Given task:
Write the lines out again, from the top of the material to the line containing "(0,0) rectangle (15.68,10.88);", pictures excluded.

Given material:
★ ★ ★ ★ ★

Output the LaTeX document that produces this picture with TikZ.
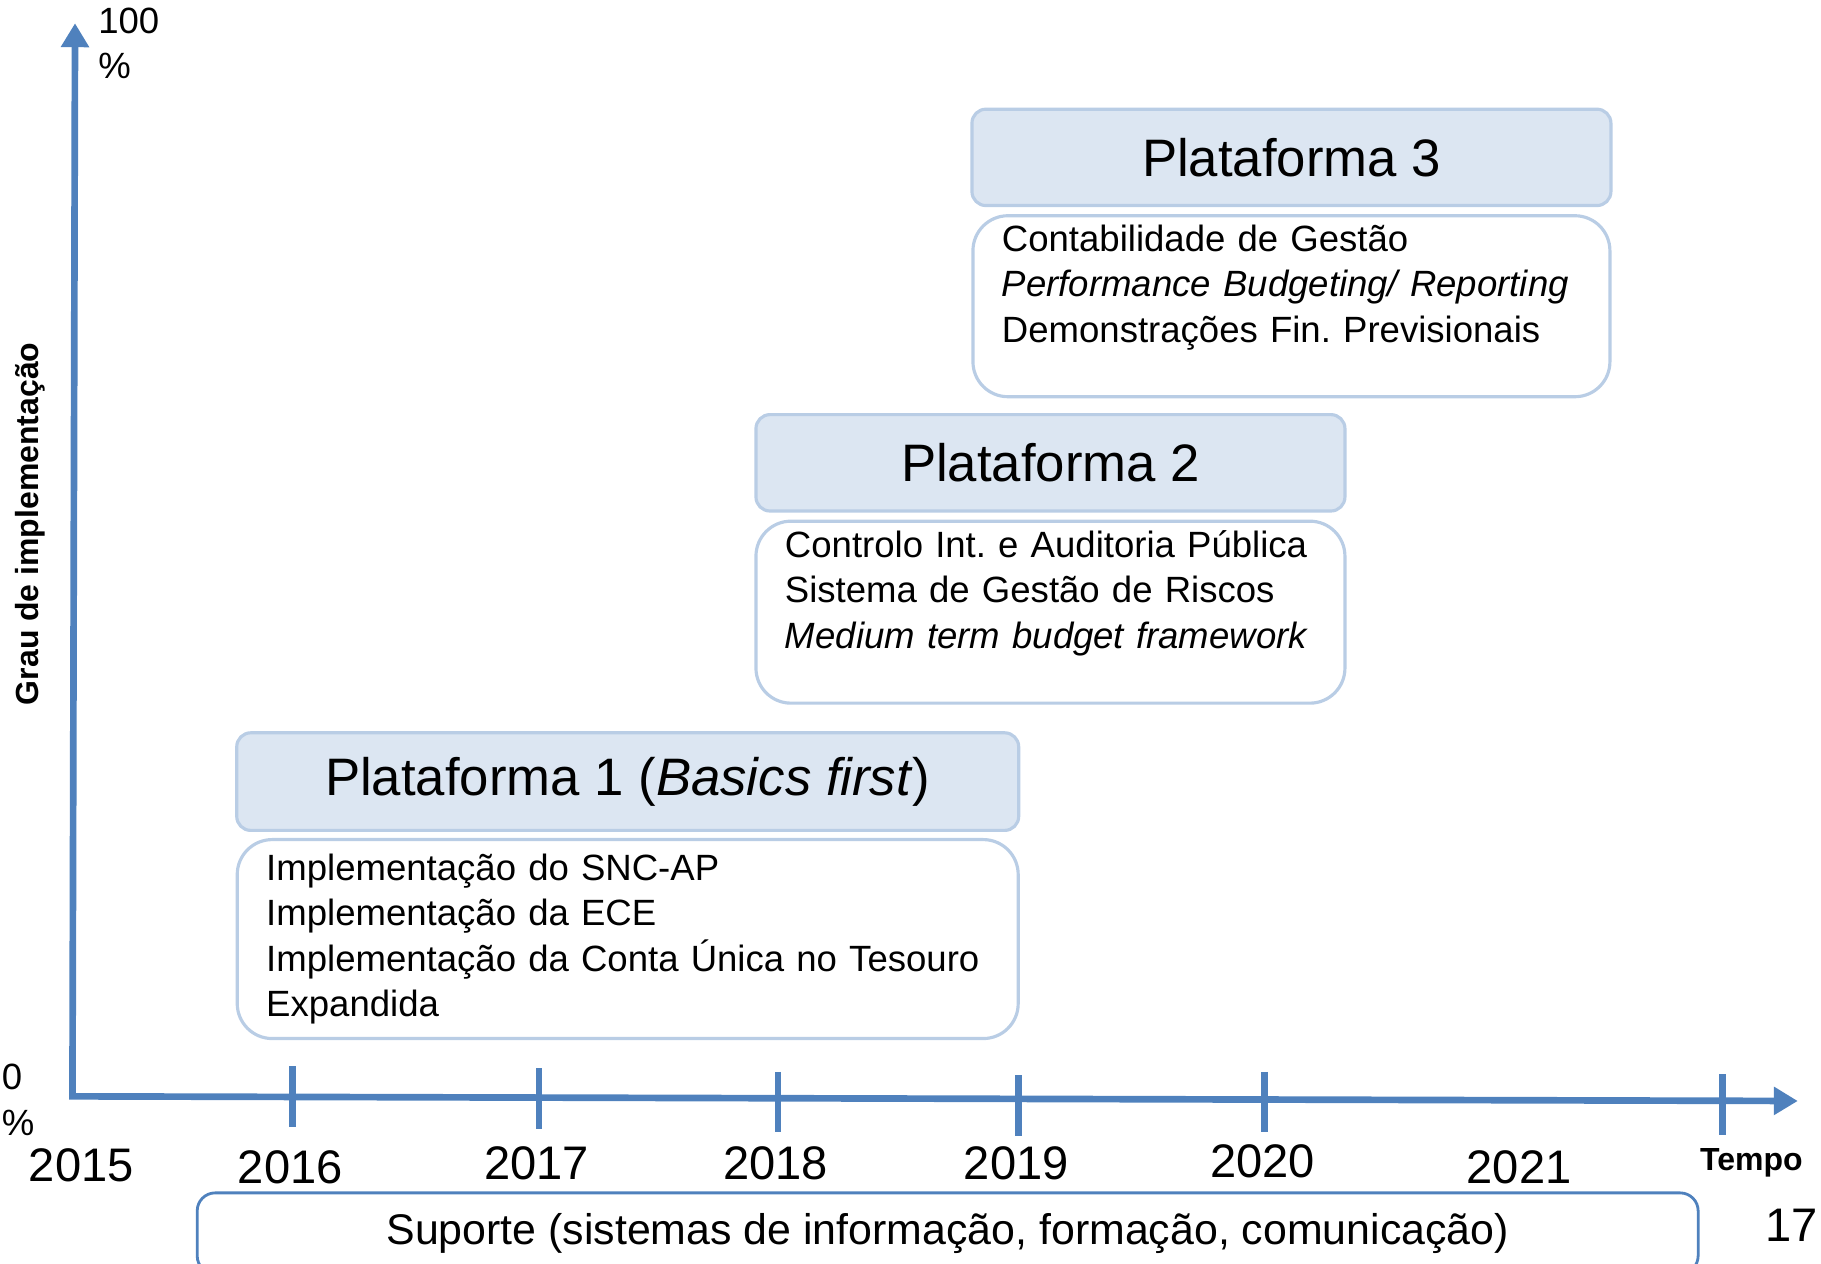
\documentclass[tikz,border=0pt]{standalone}
\usepackage{fontspec}
\setmainfont{Liberation Sans}
\usetikzlibrary{arrows.meta, positioning}
\definecolor{axisblue}{RGB}{79,129,189}
\definecolor{headfill}{RGB}{220,230,242}
\definecolor{boxedge}{RGB}{185,205,229}
\frenchspacing

\begin{document}
\begin{tikzpicture}[x=1.1614cm, y=-1.1614cm,
    axis/.style={draw=axisblue, line width=1.9pt},
    phead/.style={draw=boxedge, fill=headfill, line width=0.9pt, rounded corners=1.4mm,
        inner sep=0pt, font=\fontsize{15}{18}\selectfont},
    pbody/.style={draw=boxedge, fill=white, line width=0.9pt, rounded corners=3.5mm,
        align=left, inner xsep=2.9mm, inner ysep=0pt, font=\fontsize{10.4}{12.9}\selectfont},
    year/.style={font=\fontsize{13.4}{16}\selectfont},
    smallbold/.style={font=\fontsize{9.1}{11}\selectfont\bfseries}]
                    \useasboundingbox (0,0) rectangle (15.68,10.88);

                    % axes
                    \coordinate (orig) at (0.624,9.44);
                    \coordinate (ytop) at (0.646,0.20);
                    \coordinate (xend) at (15.48,9.48);
                    \draw[axis, {Triangle[width=2.7mm,length=2.4mm]}-{Triangle[width=2.7mm,length=2.4mm]}]
                        (ytop) -- (orig) -- (xend);
                    \foreach \x/\y in {2.52/9.45, 4.64/9.47, 6.70/9.50, 8.77/9.53, 10.89/9.50, 14.83/9.52}
                        \draw[axis] (\x,\y-0.27) -- (\x,\y+0.25);

                    \node[font=\fontsize{10.4}{12.9}\selectfont, align=left, anchor=west, inner sep=0pt] (top) at (0.84,0.375) {100\\\%};
                    \node[font=\fontsize{10.4}{12.9}\selectfont, align=left, anchor=west, inner sep=0pt] (bot) at (0.01,9.47) {0\\\%};
                    \node[smallbold, rotate=90] (ylab) at (0.26,4.51) {Grau de implementação};

                    \node[year] (y15) at (0.70,10.03) {2015};
                    \node[year] (y16) at (2.50,10.05) {2016};
                    \node[year] (y17) at (4.62,10.02) {2017};
                    \node[year] (y18) at (6.68,10.02) {2018};
                    \node[year] (y19) at (8.75,10.02) {2019};
                    \node[year] (y20) at (10.87,10.00) {2020};
                    \node[year] (y21) at (13.08,10.05) {2021};
                    \node[smallbold] (tempo) at (15.08,10.01) {Tempo};
                    \node[year, anchor=east, inner sep=0pt] (pg) at (15.66,10.55) {17};

                    % platforms
                    \node[phead, minimum width=63.9mm, minimum height=9.64mm] (hd3) at (11.12,1.355) {Plataforma 3};
                    \node[pbody, text width=57.9mm, minimum height=18.1mm, below=0.7mm of hd3] (bd3)
                        {\mbox{Contabilidade de Gestão}\\\mbox{\textit{Performance Budgeting/ Reporting}}\\\mbox{Demonstrações Fin. Previsionais}\\\mbox{}};

                    \node[phead, minimum width=58.9mm, minimum height=9.64mm] (hd2) at (9.045,3.985) {Plataforma 2};
                    \node[pbody, text width=53.1mm, minimum height=18.2mm, below=0.7mm of hd2] (bd2)
                        {\mbox{Controlo Int. e Auditoria Pública}\\\mbox{Sistema de Gestão de Riscos}\\\mbox{\textit{Medium term budget framework}}\\\mbox{}};

                    \node[phead, minimum width=78.2mm, minimum height=9.76mm] (hd1) at (5.405,6.73) {Plataforma 1 (\textit{Basics first})};
                    \node[pbody, text width=72.3mm, minimum height=19.9mm, below=0.6mm of hd1] (bd1)
                        {\mbox{Implementação do SNC-AP}\\\mbox{Implementação da ECE}\\\mbox{Implementação da Conta Única no Tesouro}\\\mbox{Expandida}};

                    % support
                    \node[draw=axisblue, line width=0.8pt, rounded corners=1.8mm, minimum width=150.1mm,
                        minimum height=8.1mm, font=\fontsize{12.2}{15}\selectfont] (sup) at (8.16,10.62)
                        {Suporte (sistemas de informação, formação, comunicação)};
            \end{tikzpicture}
\end{document}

★ ★ ★ ★ ★

Written response:
Output the LaTeX document that produces this picture with TikZ.
\documentclass[tikz,border=0pt]{standalone}
\usepackage{fontspec}
\setmainfont{Liberation Sans}
\usetikzlibrary{arrows.meta, positioning}
\definecolor{axisblue}{RGB}{79,129,189}
\definecolor{headfill}{RGB}{220,230,242}
\definecolor{boxedge}{RGB}{185,205,229}
\frenchspacing

\begin{document}
\begin{tikzpicture}[x=1.1614cm, y=-1.1614cm,
    axis/.style={draw=axisblue, line width=1.9pt},
    phead/.style={draw=boxedge, fill=headfill, line width=0.9pt, rounded corners=1.4mm,
        inner sep=0pt, font=\fontsize{15}{18}\selectfont},
    pbody/.style={draw=boxedge, fill=white, line width=0.9pt, rounded corners=3.5mm,
        align=left, inner xsep=2.9mm, inner ysep=0pt, font=\fontsize{10.4}{12.9}\selectfont},
    year/.style={font=\fontsize{13.4}{16}\selectfont},
    smallbold/.style={font=\fontsize{9.1}{11}\selectfont\bfseries}]
                    \useasboundingbox (0,0) rectangle (15.68,10.88);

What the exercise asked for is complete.